● Request
Set down the data below from its first line to the line holding "const A_inactErr = [7.5, 7, 6, 4, 6, 7, 6];", inclusive; omit all pictures.

● Information supplied
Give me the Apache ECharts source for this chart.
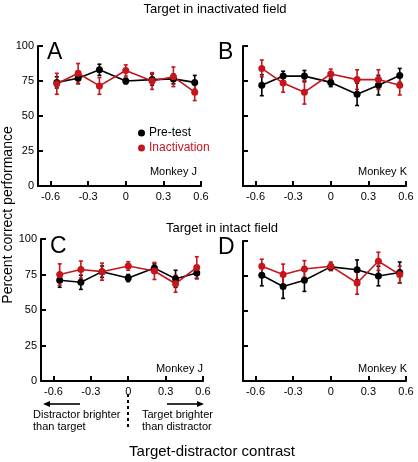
<!DOCTYPE html>
<html><head><meta charset="utf-8">
<script src="https://cdn.jsdelivr.net/npm/echarts@6/dist/echarts.min.js"></script>
<style>html,body{margin:0;padding:0;background:#fff}#c{width:418px;height:462px}</style>
</head><body><div id="c"></div>
<script>
// ---- data ----
const contrasts = [-0.55, -0.38, -0.21, 0, 0.21, 0.38, 0.55];
const xTicks = [-0.6, -0.3, 0, 0.3, 0.6];
const yTicks = [0, 25, 50, 75, 100];
const seriesNames = ['Pre-test', 'Inactivation'];
const panelLetters = ['A', 'B', 'C', 'D'];
const monkeys = ['Monkey J', 'Monkey K', 'Monkey J', 'Monkey K'];
const fieldTitles = ['Target in inactivated field', 'Target in intact field'];

const A_pre = [74, 77, 83, 75, 76, 76.5, 74];
const A_preErr = [4, 4, 4, 2, 4, 3.5, 5];
const A_inact = [73, 80.5, 71.5, 82.5, 75, 78, 67];
const A_inactErr = [7.5, 7, 6, 4, 6, 7, 6];

const B_pre = [72, 78.5, 78.5, 74, 65.5, 72, 79];
const B_preErr = [7.5, 3.5, 4, 3, 8, 7, 5];
const B_inact = [84, 73.5, 67, 80, 76, 76, 72];
const B_inactErr = [6, 6.5, 8.5, 3.5, 7, 7, 7];

const C_pre = [71, 69.5, 77, 72.5, 79.5, 72, 76];
const C_preErr = [5, 5, 4, 2.5, 3, 6, 4];
const C_inact = [75, 78.5, 77, 81, 77.5, 68.5, 80];
const C_inactErr = [7.5, 6, 6, 3, 6, 6, 7.5];

const D_pre = [75.5, 67.5, 72, 81.5, 79.5, 75, 77.5];
const D_preErr = [7.5, 8.5, 8, 2.5, 7, 7, 7.5];
const D_inact = [82, 76, 80, 82, 70, 85.5, 76];
const D_inactErr = [5, 7.5, 6, 3, 8, 6.5, 6];

const panels = [
  {pre: A_pre, preErr: A_preErr, inact: A_inact, inactErr: A_inactErr},
  {pre: B_pre, preErr: B_preErr, inact: B_inact, inactErr: B_inactErr},
  {pre: C_pre, preErr: C_preErr, inact: C_inact, inactErr: C_inactErr},
  {pre: D_pre, preErr: D_preErr, inact: D_inact, inactErr: D_inactErr}
];

// ---- style / layout ----
const RED = '#c4161c';
const BLACK = '#000000';
const FONT = 'Liberation Sans, Arial, Helvetica, sans-serif';
const grids = [
  {left: 38, top: 46, width: 163, height: 140},
  {left: 243, top: 46, width: 163, height: 140},
  {left: 41, top: 239, width: 162, height: 142},
  {left: 243, top: 241, width: 163, height: 140}
];

const chart = echarts.init(document.getElementById('c'), null, {renderer: 'canvas'});

function errRender(color) {
  return function (params, api) {
    const x = api.value(0);
    const lo = api.coord([x, api.value(1)]);
    const hi = api.coord([x, api.value(2)]);
    const cap = 2;
    const st = {stroke: color, lineWidth: 1.6};
    return {type: 'group', children: [
      {type: 'line', shape: {x1: lo[0], y1: lo[1], x2: hi[0], y2: hi[1]}, style: st},
      {type: 'line', shape: {x1: lo[0]-cap, y1: lo[1], x2: lo[0]+cap, y2: lo[1]}, style: st},
      {type: 'line', shape: {x1: hi[0]-cap, y1: hi[1], x2: hi[0]+cap, y2: hi[1]}, style: st}
    ]};
  };
}

const xAxes = [], yAxes = [], series = [];
grids.forEach((g, i) => {
  xAxes.push({
    gridIndex: i, type: 'value', min: -0.7, max: 0.6,
    axisLine: {onZero: false, lineStyle: {color: '#000', width: 2}},
    axisTick: {inside: true, length: 5, customValues: xTicks, lineStyle: {color: '#000', width: 2}},
    axisLabel: {customValues: xTicks, color: '#000', fontSize: 11, fontFamily: FONT, margin: 5,
      formatter: v => (Math.round(v * 10) / 10).toString()},
    splitLine: {show: false}
  });
  yAxes.push({
    gridIndex: i, type: 'value', min: 0, max: 100, interval: 25,
    axisLine: {show: true, onZero: false, lineStyle: {color: '#000', width: 2}},
    axisTick: {show: true, inside: true, length: 5, lineStyle: {color: '#000', width: 2}},
    axisLabel: {show: i === 0 || i === 2, color: '#000', fontSize: 11, fontFamily: FONT, margin: 4},
    splitLine: {show: false}
  });
  const p = panels[i];
  const mk = (name, vals, errs, color) => {
    series.push({
      type: 'custom', xAxisIndex: i, yAxisIndex: i, silent: true,
      renderItem: errRender(color),
      encode: {x: 0, y: [1, 2]},
      data: contrasts.map((x, k) => [x, vals[k] - errs[k], vals[k] + errs[k]]),
      z: 2
    });
    series.push({
      name: name, type: 'line', xAxisIndex: i, yAxisIndex: i,
      data: contrasts.map((x, k) => [x, vals[k]]),
      symbol: 'circle', symbolSize: 7,
      lineStyle: {color: color, width: 1.6},
      itemStyle: {color: color},
      animation: false, z: 3
    });
  };
  mk(seriesNames[0], p.pre, p.preErr, BLACK);
  mk(seriesNames[1], p.inact, p.inactErr, RED);
});

const txt = (x, y, text, size, extra) => Object.assign({
  type: 'text', x: x, y: y,
  style: Object.assign({text: text, font: size + 'px ' + FONT, fill: '#000'}, extra || {})
});

const graphics = [
  txt(215, 9, fieldTitles[0], 13, {textAlign: 'center', textVerticalAlign: 'middle'}),
  txt(222, 228, fieldTitles[1], 13, {textAlign: 'center', textVerticalAlign: 'middle'}),
  txt(212, 452, 'Target-distractor contrast', 15, {textAlign: 'center', textVerticalAlign: 'middle'}),
  {type: 'text', x: 8, y: 215, rotation: Math.PI / 2,
   style: {text: 'Percent correct performance', font: '14px ' + FONT, fill: '#000', textAlign: 'center', textVerticalAlign: 'middle'}},
  txt(47, 53, panelLetters[0], 23, {textVerticalAlign: 'middle'}),
  txt(218, 53, panelLetters[1], 23, {textVerticalAlign: 'middle'}),
  txt(50, 247, panelLetters[2], 23, {textVerticalAlign: 'middle'}),
  txt(218, 248, panelLetters[3], 23, {textVerticalAlign: 'middle'}),
  txt(197, 172, monkeys[0], 11, {textAlign: 'right', textVerticalAlign: 'middle'}),
  txt(407, 172, monkeys[1], 11, {textAlign: 'right', textVerticalAlign: 'middle'}),
  txt(203, 369, monkeys[2], 11, {textAlign: 'right', textVerticalAlign: 'middle'}),
  txt(407, 369, monkeys[3], 11, {textAlign: 'right', textVerticalAlign: 'middle'}),
  txt(33, 415, 'Distractor brighter', 11, {textVerticalAlign: 'middle'}),
  txt(33, 427, 'than target', 11, {textVerticalAlign: 'middle'}),
  txt(142, 415, 'Target brighter', 11, {textVerticalAlign: 'middle'}),
  txt(142, 427, 'than distractor', 11, {textVerticalAlign: 'middle'}),
  {type: 'line', shape: {x1: 48, y1: 404, x2: 80, y2: 404}, style: {stroke: '#000', lineWidth: 1.6}},
  {type: 'polygon', shape: {points: [[43, 404], [50, 401], [50, 407]]}, style: {fill: '#000'}},
  {type: 'line', shape: {x1: 167, y1: 404, x2: 198, y2: 404}, style: {stroke: '#000', lineWidth: 1.6}},
  {type: 'polygon', shape: {points: [[204, 404], [197, 401], [197, 407]]}, style: {fill: '#000'}},
  {type: 'line', shape: {x1: 128, y1: 394, x2: 128, y2: 428}, style: {stroke: '#000', lineWidth: 2, lineDash: [3, 3]}}
];

chart.setOption({
  animation: false,
  backgroundColor: '#fff',
  grid: grids,
  xAxis: xAxes,
  yAxis: yAxes,
  legend: {
    left: 133, top: 122, orient: 'vertical', itemGap: 3,
    icon: 'circle', itemWidth: 7, itemHeight: 7, selectedMode: false,
    textStyle: {fontSize: 12, fontFamily: FONT, padding: [0, 0, 0, -1]},
    data: [
      {name: seriesNames[0], textStyle: {color: BLACK}},
      {name: seriesNames[1], textStyle: {color: RED}}
    ]
  },
  series: series,
  graphic: graphics
});
</script></body></html>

● Completed task
Give me the Apache ECharts source for this chart.
<!DOCTYPE html>
<html><head><meta charset="utf-8">
<script src="https://cdn.jsdelivr.net/npm/echarts@6/dist/echarts.min.js"></script>
<style>html,body{margin:0;padding:0;background:#fff}#c{width:418px;height:462px}</style>
</head><body><div id="c"></div>
<script>
// ---- data ----
const contrasts = [-0.55, -0.38, -0.21, 0, 0.21, 0.38, 0.55];
const xTicks = [-0.6, -0.3, 0, 0.3, 0.6];
const yTicks = [0, 25, 50, 75, 100];
const seriesNames = ['Pre-test', 'Inactivation'];
const panelLetters = ['A', 'B', 'C', 'D'];
const monkeys = ['Monkey J', 'Monkey K', 'Monkey J', 'Monkey K'];
const fieldTitles = ['Target in inactivated field', 'Target in intact field'];

const A_pre = [74, 77, 83, 75, 76, 76.5, 74];
const A_preErr = [4, 4, 4, 2, 4, 3.5, 5];
const A_inact = [73, 80.5, 71.5, 82.5, 75, 78, 67];
const A_inactErr = [7.5, 7, 6, 4, 6, 7, 6];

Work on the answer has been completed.